Plotting code records:
##########

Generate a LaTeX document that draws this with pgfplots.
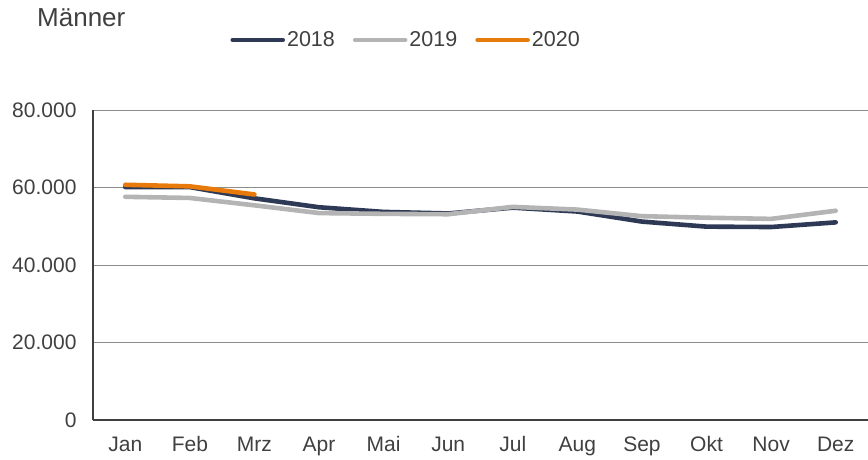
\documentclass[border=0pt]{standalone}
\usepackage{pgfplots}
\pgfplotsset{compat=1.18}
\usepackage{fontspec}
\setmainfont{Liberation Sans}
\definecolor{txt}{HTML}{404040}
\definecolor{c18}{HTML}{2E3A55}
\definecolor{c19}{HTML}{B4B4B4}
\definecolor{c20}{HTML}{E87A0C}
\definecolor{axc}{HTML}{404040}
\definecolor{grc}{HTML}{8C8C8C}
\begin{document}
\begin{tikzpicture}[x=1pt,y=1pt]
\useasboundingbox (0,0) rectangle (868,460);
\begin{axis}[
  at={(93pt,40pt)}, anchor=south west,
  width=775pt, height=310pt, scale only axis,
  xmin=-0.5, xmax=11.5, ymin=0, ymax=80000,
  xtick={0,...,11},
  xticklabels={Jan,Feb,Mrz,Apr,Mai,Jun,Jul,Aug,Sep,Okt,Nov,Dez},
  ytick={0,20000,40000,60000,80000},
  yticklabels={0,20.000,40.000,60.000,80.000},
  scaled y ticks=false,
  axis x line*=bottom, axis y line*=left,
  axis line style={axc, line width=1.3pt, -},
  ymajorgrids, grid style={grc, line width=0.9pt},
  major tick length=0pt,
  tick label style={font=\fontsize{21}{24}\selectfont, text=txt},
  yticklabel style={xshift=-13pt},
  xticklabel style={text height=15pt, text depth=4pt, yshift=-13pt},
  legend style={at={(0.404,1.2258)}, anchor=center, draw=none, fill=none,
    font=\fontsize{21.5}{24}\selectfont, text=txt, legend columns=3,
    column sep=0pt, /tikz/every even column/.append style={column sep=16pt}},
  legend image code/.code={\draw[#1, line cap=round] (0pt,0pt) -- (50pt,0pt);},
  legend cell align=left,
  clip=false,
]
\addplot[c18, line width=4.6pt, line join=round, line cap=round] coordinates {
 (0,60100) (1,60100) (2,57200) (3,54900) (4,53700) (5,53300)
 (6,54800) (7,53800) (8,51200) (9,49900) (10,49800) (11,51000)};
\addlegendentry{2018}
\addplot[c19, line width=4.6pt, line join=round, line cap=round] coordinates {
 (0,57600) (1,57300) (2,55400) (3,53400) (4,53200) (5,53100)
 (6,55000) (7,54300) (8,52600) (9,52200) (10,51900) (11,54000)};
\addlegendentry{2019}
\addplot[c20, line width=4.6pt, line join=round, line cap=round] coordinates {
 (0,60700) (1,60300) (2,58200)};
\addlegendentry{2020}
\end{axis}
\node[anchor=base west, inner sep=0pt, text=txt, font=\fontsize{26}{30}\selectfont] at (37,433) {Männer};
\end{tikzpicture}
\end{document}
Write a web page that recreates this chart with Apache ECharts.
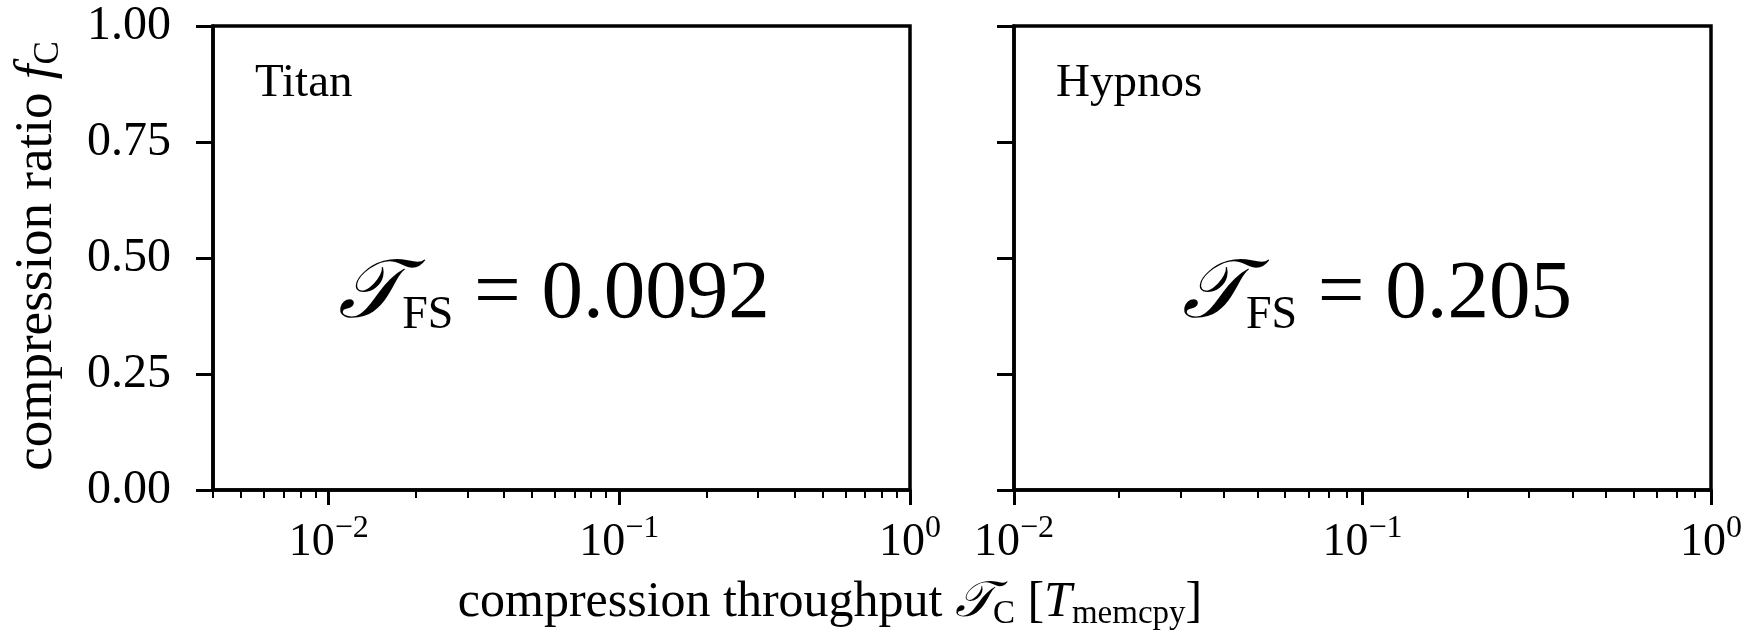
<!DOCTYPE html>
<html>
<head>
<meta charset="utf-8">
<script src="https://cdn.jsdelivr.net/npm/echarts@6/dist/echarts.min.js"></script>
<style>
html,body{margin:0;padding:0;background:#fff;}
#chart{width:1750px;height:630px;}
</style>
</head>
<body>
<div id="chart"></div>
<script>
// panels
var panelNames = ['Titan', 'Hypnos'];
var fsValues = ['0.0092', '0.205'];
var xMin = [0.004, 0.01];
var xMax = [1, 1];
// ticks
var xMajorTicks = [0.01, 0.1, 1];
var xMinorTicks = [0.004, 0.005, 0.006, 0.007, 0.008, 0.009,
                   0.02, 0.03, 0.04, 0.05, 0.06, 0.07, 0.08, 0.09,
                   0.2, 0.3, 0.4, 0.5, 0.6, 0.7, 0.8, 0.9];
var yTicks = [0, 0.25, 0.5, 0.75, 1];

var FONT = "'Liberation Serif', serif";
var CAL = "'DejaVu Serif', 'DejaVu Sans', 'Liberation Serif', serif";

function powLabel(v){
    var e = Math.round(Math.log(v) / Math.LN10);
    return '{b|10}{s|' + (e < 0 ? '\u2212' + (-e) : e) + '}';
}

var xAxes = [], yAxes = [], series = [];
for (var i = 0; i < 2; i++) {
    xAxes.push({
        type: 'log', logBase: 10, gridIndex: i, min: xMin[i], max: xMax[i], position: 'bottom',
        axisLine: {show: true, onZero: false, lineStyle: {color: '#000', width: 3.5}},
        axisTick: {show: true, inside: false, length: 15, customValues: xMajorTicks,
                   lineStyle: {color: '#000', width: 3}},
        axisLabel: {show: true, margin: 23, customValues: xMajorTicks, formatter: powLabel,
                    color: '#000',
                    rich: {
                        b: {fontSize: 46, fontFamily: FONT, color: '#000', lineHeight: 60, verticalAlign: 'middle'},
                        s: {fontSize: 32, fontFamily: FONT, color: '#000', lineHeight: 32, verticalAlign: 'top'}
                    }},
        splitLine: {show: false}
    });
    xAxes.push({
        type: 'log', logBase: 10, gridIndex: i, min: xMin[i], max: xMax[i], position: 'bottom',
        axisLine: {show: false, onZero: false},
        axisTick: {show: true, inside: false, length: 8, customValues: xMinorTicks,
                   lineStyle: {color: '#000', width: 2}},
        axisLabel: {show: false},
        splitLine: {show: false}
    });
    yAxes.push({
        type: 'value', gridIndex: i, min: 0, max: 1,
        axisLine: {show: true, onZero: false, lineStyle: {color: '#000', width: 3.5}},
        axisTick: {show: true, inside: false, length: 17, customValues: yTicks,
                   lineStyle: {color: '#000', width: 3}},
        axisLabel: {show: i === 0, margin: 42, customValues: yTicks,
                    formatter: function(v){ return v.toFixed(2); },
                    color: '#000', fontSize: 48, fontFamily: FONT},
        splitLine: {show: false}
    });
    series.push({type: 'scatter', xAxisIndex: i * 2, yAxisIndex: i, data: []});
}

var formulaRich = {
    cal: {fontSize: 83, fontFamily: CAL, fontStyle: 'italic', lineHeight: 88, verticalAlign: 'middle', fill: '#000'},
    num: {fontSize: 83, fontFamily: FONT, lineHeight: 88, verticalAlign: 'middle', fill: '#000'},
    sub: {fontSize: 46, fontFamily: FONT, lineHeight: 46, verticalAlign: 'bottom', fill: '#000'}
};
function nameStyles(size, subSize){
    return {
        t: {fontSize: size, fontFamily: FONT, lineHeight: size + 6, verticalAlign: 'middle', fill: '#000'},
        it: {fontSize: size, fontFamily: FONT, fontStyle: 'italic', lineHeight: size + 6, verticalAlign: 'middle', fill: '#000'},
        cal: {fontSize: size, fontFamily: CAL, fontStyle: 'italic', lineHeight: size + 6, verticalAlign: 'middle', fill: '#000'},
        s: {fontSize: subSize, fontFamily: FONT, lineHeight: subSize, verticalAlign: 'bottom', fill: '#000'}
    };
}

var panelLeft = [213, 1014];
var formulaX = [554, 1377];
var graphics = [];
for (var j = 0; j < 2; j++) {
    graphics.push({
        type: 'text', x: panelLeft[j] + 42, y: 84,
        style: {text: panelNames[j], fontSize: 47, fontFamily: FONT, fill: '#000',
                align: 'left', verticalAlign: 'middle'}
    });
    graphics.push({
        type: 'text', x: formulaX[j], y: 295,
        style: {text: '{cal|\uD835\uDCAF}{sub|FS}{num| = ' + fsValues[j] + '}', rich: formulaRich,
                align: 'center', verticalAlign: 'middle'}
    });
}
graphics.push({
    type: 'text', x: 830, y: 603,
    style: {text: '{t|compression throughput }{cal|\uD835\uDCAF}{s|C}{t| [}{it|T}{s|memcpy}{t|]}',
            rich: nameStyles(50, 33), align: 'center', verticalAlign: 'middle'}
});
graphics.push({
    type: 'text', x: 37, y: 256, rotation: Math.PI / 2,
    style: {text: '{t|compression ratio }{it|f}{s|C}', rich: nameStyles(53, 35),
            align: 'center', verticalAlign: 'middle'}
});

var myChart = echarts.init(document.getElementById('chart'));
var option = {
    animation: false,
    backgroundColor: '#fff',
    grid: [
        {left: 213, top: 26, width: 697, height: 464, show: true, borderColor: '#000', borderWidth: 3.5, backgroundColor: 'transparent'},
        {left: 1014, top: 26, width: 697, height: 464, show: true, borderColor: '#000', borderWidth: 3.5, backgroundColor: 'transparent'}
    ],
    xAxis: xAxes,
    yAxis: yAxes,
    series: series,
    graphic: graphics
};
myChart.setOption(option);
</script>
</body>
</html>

##########

Count the lines that hold the string "this" and state that number alone.

RESPONSE BELOW: 2